> [Do this] Every line that holds "seaborn" should be shown.

Collected data:
╔══
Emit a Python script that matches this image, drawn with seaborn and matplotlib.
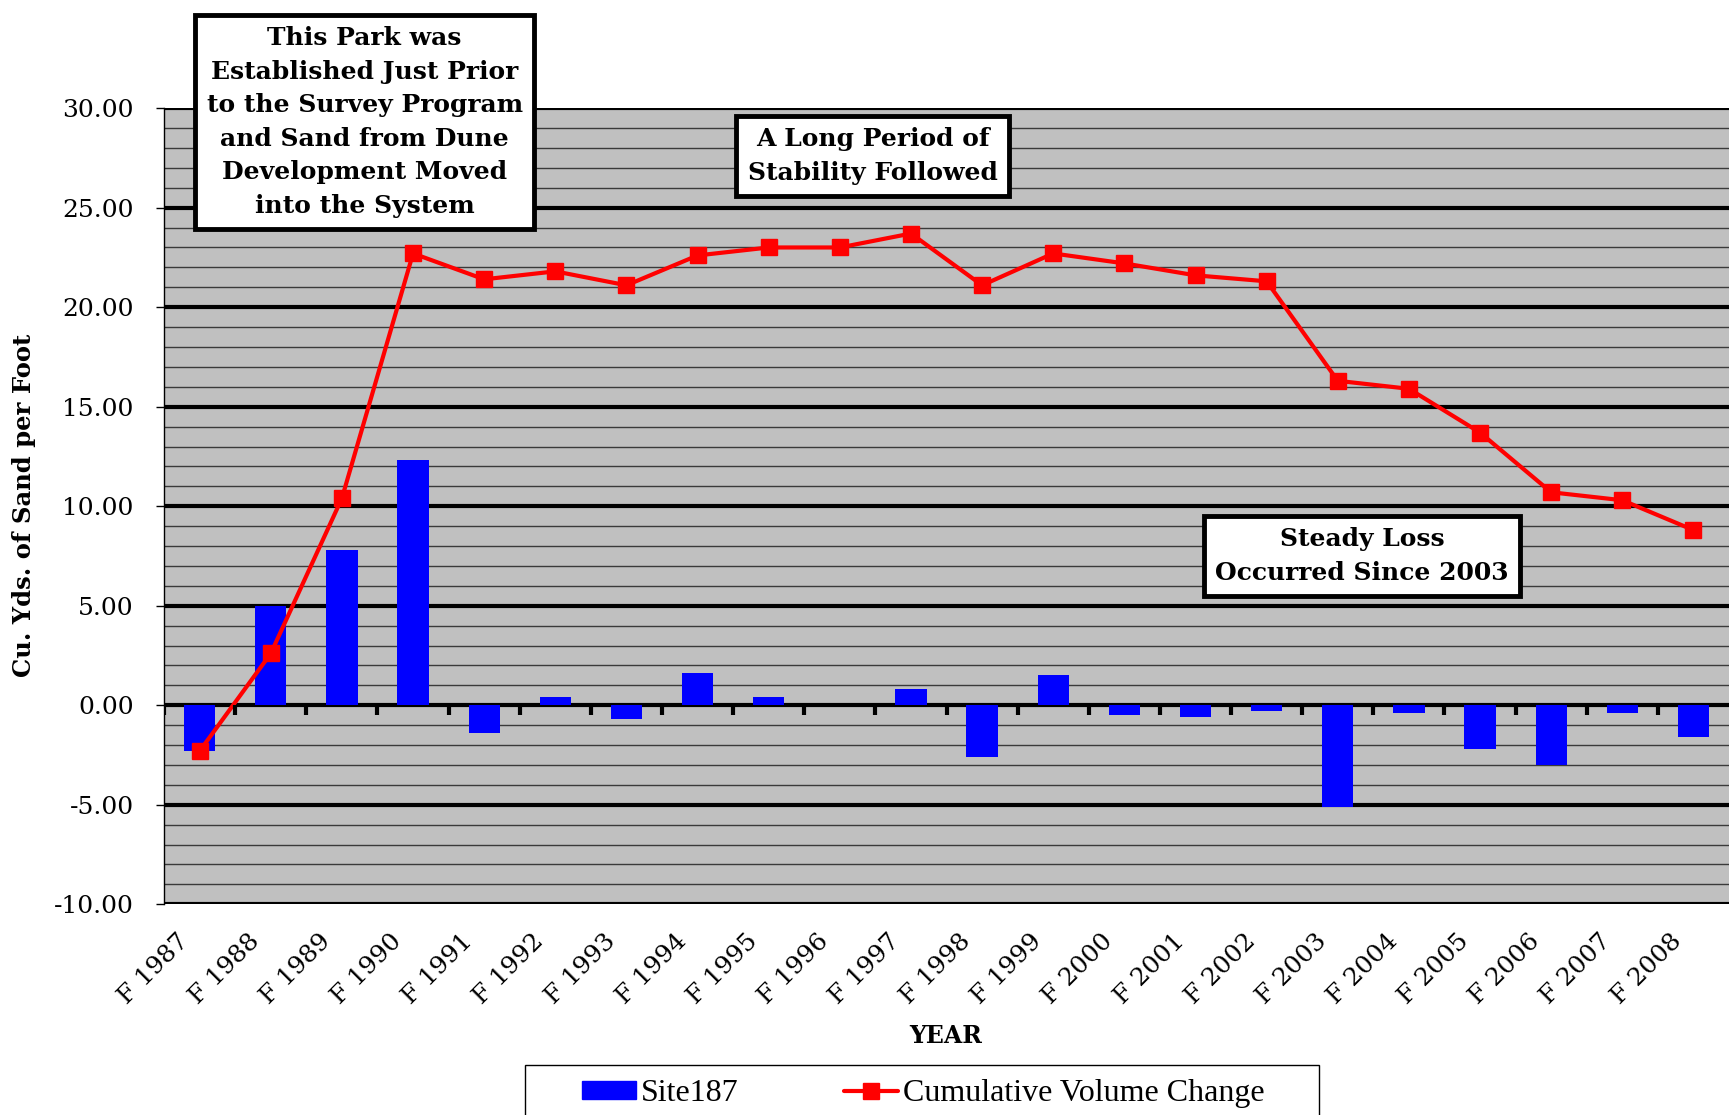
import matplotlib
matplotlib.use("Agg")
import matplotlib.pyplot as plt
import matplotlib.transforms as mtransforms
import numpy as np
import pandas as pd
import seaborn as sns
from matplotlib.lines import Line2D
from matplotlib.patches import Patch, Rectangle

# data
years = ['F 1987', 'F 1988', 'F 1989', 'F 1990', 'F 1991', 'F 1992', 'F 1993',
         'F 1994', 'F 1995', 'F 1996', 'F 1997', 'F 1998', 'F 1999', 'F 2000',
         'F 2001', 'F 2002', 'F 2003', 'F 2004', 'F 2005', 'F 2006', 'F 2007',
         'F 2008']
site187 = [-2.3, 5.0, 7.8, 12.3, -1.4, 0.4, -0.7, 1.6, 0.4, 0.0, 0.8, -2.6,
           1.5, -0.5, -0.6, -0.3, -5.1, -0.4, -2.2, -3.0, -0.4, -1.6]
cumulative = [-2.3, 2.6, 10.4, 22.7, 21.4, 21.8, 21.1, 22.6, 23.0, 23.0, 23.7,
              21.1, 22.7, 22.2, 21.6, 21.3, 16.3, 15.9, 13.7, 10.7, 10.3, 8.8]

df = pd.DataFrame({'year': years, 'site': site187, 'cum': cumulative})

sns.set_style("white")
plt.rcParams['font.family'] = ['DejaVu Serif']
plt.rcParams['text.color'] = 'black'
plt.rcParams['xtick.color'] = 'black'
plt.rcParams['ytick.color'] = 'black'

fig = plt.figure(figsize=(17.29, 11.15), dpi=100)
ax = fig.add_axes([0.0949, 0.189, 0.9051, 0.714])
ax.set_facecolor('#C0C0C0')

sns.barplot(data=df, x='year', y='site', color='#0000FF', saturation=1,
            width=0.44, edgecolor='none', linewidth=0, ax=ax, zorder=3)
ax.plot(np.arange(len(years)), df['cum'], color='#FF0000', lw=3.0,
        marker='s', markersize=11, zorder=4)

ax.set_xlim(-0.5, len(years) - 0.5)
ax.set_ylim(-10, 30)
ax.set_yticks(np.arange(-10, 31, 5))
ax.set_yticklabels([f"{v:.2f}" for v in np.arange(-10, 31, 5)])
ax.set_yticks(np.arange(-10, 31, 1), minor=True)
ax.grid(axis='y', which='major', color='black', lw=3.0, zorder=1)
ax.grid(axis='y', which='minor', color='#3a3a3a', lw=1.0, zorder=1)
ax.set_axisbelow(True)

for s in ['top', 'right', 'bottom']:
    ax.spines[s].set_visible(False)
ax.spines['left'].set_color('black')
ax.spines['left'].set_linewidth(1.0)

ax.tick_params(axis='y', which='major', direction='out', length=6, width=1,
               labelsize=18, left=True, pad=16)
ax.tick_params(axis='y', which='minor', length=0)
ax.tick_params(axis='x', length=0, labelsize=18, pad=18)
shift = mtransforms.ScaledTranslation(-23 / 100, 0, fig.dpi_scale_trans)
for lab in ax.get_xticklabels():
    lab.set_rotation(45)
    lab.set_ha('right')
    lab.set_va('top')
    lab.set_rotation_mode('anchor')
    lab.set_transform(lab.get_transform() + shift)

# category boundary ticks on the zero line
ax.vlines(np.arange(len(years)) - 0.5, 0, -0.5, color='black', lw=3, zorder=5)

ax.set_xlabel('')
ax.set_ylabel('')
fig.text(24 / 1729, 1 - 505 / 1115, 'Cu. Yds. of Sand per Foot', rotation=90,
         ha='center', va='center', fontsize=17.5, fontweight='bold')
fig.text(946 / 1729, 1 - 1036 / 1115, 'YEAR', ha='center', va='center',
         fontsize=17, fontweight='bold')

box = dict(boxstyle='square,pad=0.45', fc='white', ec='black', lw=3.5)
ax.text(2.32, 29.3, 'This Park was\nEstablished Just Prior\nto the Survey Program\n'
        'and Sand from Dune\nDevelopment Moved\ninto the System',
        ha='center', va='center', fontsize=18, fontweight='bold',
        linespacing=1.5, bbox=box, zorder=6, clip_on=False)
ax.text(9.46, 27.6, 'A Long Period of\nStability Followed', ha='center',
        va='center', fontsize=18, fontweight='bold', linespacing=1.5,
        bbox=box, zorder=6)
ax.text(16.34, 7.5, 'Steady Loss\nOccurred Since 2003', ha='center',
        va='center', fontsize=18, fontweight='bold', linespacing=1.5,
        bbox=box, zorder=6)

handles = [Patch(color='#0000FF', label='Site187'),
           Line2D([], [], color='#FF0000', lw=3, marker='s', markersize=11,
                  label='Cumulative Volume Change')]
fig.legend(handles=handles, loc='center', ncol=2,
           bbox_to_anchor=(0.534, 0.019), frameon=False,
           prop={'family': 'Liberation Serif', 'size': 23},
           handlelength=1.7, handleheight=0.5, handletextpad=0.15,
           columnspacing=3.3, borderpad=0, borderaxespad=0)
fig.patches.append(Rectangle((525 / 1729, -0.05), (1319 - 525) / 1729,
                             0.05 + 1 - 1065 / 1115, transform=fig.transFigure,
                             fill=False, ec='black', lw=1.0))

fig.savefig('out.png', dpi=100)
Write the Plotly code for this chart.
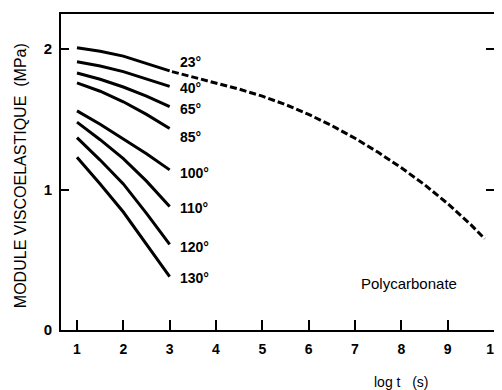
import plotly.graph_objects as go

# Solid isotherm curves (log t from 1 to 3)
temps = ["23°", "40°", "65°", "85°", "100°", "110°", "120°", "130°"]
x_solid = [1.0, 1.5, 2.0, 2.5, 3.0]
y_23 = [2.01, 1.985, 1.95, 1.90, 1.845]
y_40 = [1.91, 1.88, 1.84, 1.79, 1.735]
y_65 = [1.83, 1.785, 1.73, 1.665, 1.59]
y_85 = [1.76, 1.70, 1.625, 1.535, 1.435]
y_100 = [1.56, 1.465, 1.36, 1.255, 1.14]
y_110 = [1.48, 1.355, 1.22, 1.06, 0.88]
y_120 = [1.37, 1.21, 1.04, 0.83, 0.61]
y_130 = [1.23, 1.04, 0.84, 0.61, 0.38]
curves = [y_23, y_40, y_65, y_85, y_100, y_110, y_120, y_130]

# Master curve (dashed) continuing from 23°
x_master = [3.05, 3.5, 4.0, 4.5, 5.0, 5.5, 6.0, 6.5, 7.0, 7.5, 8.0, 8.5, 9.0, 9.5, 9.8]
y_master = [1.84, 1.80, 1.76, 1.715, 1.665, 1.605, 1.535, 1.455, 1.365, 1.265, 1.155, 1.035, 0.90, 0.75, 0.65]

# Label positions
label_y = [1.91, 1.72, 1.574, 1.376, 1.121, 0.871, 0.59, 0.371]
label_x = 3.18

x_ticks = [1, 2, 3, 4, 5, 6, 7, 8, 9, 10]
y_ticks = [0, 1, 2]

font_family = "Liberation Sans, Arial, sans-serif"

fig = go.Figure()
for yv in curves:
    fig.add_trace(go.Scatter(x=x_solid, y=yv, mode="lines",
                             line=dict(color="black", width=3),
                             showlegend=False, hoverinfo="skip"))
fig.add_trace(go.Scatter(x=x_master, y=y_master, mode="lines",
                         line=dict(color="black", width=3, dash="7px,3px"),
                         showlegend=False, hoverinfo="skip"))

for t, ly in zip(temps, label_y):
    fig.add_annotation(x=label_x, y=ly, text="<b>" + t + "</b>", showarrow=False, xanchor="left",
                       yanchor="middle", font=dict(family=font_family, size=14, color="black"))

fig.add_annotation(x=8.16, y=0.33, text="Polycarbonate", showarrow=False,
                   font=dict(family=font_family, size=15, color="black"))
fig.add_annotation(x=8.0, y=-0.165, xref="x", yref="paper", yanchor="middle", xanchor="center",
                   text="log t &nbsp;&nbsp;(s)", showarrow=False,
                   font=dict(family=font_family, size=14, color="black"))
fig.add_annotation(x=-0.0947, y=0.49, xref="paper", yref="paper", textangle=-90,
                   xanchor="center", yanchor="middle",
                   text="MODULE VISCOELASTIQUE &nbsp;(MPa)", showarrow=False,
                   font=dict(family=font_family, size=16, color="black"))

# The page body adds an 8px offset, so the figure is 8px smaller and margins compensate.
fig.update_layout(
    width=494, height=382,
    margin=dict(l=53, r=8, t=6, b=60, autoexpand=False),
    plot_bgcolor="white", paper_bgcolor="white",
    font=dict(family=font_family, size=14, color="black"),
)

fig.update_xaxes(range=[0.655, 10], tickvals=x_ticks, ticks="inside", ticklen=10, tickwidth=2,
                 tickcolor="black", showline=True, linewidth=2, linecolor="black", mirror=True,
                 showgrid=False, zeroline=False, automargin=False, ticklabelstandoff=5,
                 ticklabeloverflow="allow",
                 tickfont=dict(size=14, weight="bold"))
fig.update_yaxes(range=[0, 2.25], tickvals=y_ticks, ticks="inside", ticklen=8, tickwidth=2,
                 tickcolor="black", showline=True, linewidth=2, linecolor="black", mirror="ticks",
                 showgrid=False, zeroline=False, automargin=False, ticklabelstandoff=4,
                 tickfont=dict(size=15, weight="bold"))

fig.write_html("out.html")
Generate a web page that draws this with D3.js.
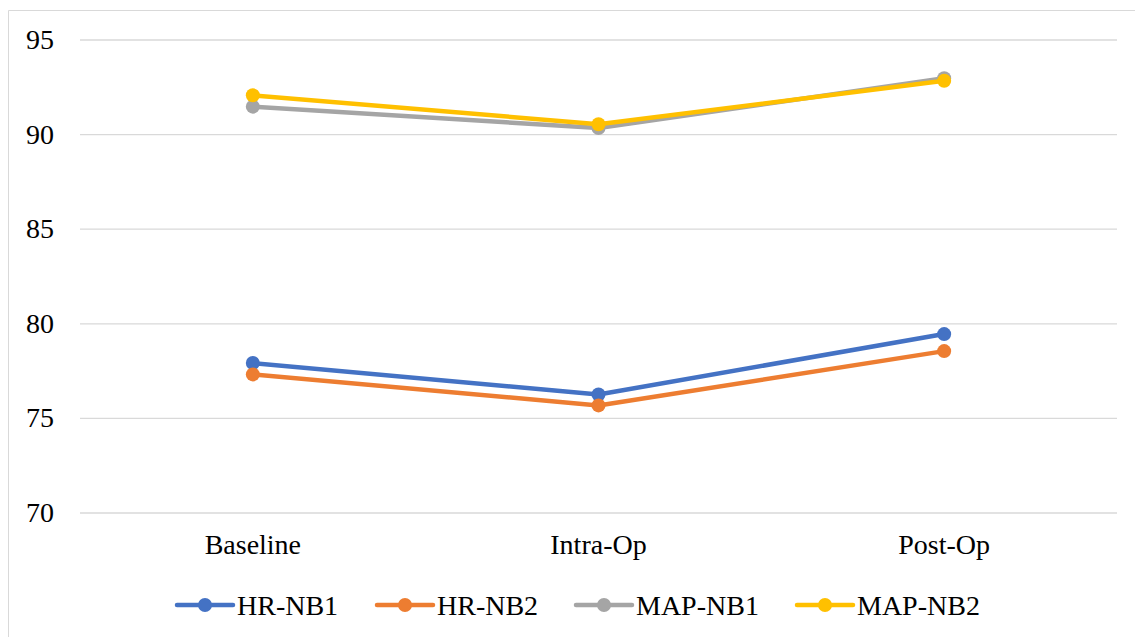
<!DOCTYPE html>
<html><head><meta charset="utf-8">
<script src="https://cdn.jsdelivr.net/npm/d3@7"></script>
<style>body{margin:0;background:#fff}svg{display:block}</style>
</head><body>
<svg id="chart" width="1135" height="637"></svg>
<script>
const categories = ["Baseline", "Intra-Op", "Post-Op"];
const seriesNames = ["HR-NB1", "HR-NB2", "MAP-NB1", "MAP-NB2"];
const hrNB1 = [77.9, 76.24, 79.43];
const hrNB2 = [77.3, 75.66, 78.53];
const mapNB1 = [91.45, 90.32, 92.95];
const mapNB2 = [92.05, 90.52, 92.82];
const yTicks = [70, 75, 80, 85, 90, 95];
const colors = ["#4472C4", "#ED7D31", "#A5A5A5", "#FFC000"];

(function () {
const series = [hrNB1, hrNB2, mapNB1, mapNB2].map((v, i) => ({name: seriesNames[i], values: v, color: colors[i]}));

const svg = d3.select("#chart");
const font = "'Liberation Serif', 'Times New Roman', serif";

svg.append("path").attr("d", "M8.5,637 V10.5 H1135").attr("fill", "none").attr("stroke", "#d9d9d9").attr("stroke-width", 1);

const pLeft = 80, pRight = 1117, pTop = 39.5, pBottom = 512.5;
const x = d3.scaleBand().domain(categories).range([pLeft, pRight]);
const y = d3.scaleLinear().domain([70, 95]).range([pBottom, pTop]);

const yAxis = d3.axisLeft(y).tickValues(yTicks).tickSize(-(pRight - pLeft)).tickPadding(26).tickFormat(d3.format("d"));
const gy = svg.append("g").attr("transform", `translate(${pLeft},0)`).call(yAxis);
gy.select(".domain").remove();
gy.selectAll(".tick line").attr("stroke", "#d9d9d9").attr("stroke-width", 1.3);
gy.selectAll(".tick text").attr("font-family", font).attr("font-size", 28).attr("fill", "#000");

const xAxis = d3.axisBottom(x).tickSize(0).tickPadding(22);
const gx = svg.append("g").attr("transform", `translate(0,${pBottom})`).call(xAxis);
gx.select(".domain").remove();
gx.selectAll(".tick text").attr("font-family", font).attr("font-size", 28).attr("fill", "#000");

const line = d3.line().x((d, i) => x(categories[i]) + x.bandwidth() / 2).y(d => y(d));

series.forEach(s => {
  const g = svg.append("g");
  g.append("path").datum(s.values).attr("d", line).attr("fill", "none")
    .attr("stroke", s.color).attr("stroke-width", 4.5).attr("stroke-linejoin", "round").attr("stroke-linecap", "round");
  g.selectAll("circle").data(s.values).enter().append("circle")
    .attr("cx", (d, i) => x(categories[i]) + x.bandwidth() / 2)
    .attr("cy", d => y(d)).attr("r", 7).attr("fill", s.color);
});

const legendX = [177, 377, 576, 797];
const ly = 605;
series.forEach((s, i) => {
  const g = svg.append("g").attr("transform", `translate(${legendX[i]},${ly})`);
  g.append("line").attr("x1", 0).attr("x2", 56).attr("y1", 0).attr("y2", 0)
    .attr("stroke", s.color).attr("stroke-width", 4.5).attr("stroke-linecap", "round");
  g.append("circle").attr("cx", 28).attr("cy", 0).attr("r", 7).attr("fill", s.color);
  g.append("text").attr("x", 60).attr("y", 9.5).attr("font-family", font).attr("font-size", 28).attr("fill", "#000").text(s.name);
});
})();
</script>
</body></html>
╚══
> [Complete response]
Emit a Python script that matches this image, drawn with seaborn and matplotlib.
import seaborn as sns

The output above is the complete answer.